Reproduce the listing below exactly, beginning with its first line and ending with the line that holds "import plotly.graph_objects as go"; pictures are not part of the copy.

━━━━━ Data excerpt

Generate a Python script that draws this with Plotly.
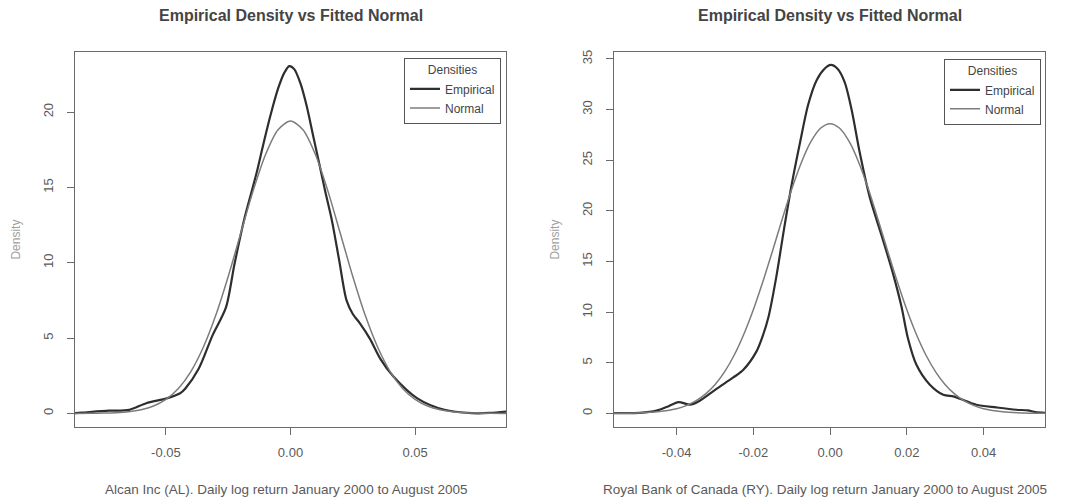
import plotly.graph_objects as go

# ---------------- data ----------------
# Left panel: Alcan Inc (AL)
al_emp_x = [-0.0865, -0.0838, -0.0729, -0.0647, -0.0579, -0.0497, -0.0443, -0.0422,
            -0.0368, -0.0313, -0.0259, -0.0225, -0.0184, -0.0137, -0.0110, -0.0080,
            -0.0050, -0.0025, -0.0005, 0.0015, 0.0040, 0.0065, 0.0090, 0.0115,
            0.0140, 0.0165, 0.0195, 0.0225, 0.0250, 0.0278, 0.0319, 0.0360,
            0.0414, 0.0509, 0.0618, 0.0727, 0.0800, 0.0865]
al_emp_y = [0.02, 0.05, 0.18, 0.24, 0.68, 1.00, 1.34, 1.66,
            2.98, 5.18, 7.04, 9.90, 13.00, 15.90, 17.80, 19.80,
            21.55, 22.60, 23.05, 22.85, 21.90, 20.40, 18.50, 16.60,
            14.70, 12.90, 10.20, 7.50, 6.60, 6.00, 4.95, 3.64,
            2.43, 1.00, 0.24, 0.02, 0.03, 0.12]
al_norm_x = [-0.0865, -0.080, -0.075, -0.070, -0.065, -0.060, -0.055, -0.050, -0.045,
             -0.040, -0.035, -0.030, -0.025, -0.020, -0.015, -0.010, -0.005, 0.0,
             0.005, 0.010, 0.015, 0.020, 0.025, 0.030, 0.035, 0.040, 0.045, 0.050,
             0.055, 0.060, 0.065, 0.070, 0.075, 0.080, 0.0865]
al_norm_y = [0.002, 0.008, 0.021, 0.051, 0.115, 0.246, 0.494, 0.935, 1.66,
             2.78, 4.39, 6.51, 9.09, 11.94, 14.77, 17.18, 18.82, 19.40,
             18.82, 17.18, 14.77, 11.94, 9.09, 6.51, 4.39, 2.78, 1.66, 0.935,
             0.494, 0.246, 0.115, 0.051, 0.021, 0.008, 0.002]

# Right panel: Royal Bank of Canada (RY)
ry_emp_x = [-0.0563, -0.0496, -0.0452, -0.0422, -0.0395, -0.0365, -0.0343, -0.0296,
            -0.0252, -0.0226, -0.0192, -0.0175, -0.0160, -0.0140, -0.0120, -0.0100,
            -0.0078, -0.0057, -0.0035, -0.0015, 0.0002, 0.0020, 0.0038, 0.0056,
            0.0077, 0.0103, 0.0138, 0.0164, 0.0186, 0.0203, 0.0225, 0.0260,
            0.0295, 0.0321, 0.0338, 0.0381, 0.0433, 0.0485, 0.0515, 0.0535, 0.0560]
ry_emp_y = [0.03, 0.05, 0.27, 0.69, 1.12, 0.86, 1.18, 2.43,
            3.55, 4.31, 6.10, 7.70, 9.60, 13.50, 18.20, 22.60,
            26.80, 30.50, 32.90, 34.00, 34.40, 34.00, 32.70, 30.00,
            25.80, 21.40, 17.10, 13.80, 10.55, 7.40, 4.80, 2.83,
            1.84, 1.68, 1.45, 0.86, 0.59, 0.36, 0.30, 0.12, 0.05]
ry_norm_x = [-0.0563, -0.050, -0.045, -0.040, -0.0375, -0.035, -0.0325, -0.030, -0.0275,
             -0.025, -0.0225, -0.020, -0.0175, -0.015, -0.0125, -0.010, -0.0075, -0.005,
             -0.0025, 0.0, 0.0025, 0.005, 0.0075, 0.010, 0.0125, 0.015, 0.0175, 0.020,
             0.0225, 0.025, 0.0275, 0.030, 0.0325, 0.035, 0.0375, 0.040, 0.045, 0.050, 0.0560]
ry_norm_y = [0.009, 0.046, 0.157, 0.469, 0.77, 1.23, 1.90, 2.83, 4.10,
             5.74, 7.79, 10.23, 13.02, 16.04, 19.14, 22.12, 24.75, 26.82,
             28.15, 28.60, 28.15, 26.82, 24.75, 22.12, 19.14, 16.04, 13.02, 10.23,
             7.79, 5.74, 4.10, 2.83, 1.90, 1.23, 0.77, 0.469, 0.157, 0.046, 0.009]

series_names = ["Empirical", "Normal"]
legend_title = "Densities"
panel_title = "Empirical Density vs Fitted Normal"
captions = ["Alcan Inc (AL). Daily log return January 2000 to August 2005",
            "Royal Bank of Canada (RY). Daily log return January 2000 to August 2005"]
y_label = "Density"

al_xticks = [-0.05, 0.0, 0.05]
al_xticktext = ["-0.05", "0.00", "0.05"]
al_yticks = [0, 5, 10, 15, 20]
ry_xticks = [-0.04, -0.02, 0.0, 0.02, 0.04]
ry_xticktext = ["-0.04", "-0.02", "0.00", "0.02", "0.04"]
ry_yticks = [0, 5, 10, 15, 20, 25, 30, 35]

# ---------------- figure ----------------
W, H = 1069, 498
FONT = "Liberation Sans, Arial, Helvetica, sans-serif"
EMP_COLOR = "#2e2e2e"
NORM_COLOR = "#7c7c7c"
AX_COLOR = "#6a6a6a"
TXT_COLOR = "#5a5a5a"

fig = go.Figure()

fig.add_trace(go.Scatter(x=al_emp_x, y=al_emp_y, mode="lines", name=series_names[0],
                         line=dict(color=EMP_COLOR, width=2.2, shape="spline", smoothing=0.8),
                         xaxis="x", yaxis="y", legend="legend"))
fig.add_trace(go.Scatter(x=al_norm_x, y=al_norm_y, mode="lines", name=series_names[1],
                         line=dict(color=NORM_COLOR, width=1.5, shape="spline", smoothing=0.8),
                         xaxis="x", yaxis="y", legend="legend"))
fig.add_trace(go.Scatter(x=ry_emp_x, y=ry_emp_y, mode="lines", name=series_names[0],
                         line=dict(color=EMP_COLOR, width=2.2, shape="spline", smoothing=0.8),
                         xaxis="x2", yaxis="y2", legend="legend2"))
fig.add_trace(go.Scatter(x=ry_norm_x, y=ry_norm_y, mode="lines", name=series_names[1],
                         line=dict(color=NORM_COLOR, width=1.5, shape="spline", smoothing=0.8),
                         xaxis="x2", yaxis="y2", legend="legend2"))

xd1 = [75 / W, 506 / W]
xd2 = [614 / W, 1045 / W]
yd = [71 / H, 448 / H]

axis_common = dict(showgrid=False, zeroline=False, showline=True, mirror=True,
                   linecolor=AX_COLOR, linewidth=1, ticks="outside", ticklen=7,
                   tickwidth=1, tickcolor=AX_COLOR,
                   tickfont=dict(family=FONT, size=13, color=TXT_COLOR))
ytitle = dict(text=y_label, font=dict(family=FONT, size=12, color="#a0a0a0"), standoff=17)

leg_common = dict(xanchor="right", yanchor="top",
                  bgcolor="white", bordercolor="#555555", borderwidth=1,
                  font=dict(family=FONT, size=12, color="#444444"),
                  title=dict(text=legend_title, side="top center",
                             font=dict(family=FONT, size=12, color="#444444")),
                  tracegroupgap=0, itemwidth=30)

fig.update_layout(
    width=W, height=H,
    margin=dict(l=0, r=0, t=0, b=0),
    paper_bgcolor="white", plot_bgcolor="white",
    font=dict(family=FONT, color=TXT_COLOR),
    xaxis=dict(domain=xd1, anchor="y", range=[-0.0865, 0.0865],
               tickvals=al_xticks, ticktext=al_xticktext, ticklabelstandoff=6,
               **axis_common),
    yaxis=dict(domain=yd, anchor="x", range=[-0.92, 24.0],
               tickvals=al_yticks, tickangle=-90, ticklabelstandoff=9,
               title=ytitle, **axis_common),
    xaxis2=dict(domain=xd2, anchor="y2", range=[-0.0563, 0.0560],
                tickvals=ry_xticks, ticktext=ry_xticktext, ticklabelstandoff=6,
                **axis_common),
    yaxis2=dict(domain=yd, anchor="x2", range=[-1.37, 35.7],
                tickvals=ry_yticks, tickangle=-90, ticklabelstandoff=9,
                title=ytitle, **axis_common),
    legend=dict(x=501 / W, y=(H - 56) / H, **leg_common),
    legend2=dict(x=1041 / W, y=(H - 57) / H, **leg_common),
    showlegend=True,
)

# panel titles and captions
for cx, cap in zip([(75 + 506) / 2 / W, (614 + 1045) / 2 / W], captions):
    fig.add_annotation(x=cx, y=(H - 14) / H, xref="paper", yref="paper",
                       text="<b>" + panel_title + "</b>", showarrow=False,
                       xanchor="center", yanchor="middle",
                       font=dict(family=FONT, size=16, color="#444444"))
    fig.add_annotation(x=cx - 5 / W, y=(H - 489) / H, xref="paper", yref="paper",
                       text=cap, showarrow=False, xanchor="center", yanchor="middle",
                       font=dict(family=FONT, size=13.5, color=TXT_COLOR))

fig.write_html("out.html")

━━━━━━━━━━

> **Exercise result**:
Generate a Python script that draws this with Plotly.
import plotly.graph_objects as go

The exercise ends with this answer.